Leigh Paterson breaks down the what the FBI knows about Sol Pais, a Florida teenager who came to Colorado and made credible threats that led to the closure of many Denver and Northern Colorado school districts.
The search ended when Pais' body was found off a trail not far from the base of Mount Evans, about 60 miles southwest of Denver. FBI officials said she was dropped off in the area by a rideshare service.
We can confirm that Sol Pais is deceased. We are grateful to everyone who submitted tips and to all our law enforcement partners for their efforts in keeping our community safe.— FBI Denver (@FBIDenver) April 17, 2019
The FBI characterized Pais as obsessed with the Columbine High School shooting in 1999.
Executive director of security for Jefferson County Schools John McDonald described her trip as a "pilgrimage" to Columbine. Combined with her purchase of a shotgun, authorities took her to be a serious threat.
"Those two things combined with her fascination of Columbine - that's pretty clear and convincing evidence that she was a threat to the school," said McDonald.
FBI Denver agent in charge Deal Phillips said Pais bought three one-way tickets to Colorado on three consecutive days.
"She made several comments to folks that we obtained through interviews," said Phillips. "Comments that were troubling with regard to her infatuation with Columbine."
Pais' family reported her missing on Monday night according to police in the family's hometown of Surfside, Florida.
Classmates at Miami Beach High School said she kept mostly to herself and described her as quiet and smart.
One lingering question after Pais' death focuses on her purchase of a firearm after arriving in Colorado.
The Jefferson County sheriff's department says the sale of the shotgun followed the state's legal process. Out-of-state residents who are at least 18 can legally buy shotguns in Colorado. Gun buyers must provide fingerprints and pass a criminal background check.
Colorado Gun Broker, which sold Pais the shotgun, said in a statement that they followed the law in the sale.
"She did go through the full background check (4473), and was given a clearance by both NICS and CBI," wrote owner Josh Rayburn on the store's Facebook page. "We had no reason to suspect she was a threat to either herself or anyone else."
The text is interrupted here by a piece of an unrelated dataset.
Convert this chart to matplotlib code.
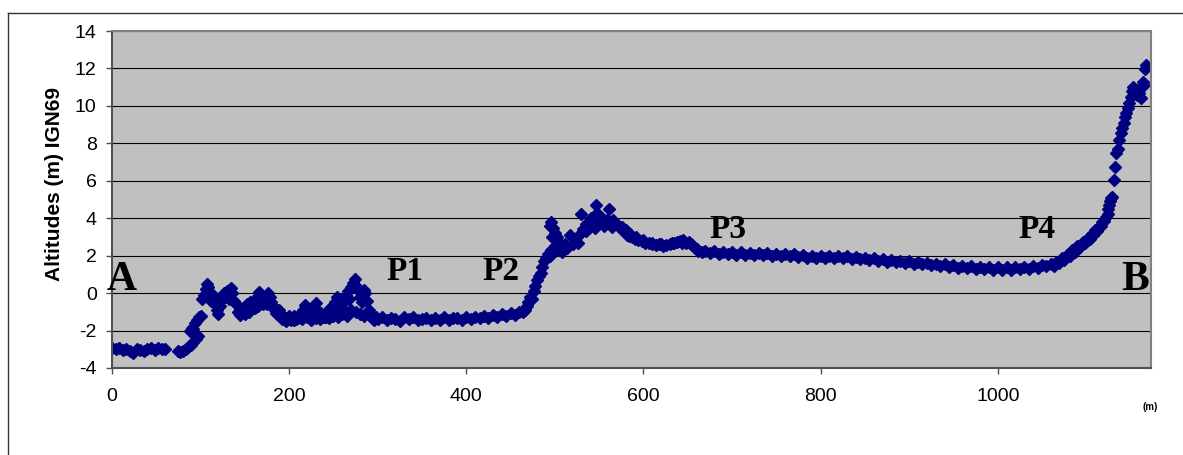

Pais' threats were made days before the 20th anniversary of the shooting at Columbine High School that left 13 dead.
"We're used to threats, frankly, at Columbine," said John McDonald with the Jefferson County school system. "This one felt different. It was different. It certainly had our attention."
While the Pais' threats were centered on the Denver metro area, schools in Northern Colorado — including Greeley-Evans School District 6 — closed for the day.
District spokesperson Theresa Myers says they made the decision after a call with the governor's office and law enforcement.
"Many of the superintendents decided it was probably prudent since they were told by the FBI that they did not feel like there would be a resolution to this threat, to go ahead and close," said Myers.
Gov. Jared Polis said in a statement following the announcement of Pais' death that he and all Colorado parents are "hugging their children a little tighter."
"Together we thank law enforcement for their swift and diligent actions over the past 24 hours to keep Coloradans safe, and we will continue to be vigilant against threats to our community," he said.
Resources are available from the National Associate of School Psychologists on how to talk to children about violence in both English (PDF) and Spanish (PDF).
Schools are expected to resume normal operations Thursday, some with hightened security and safety measures.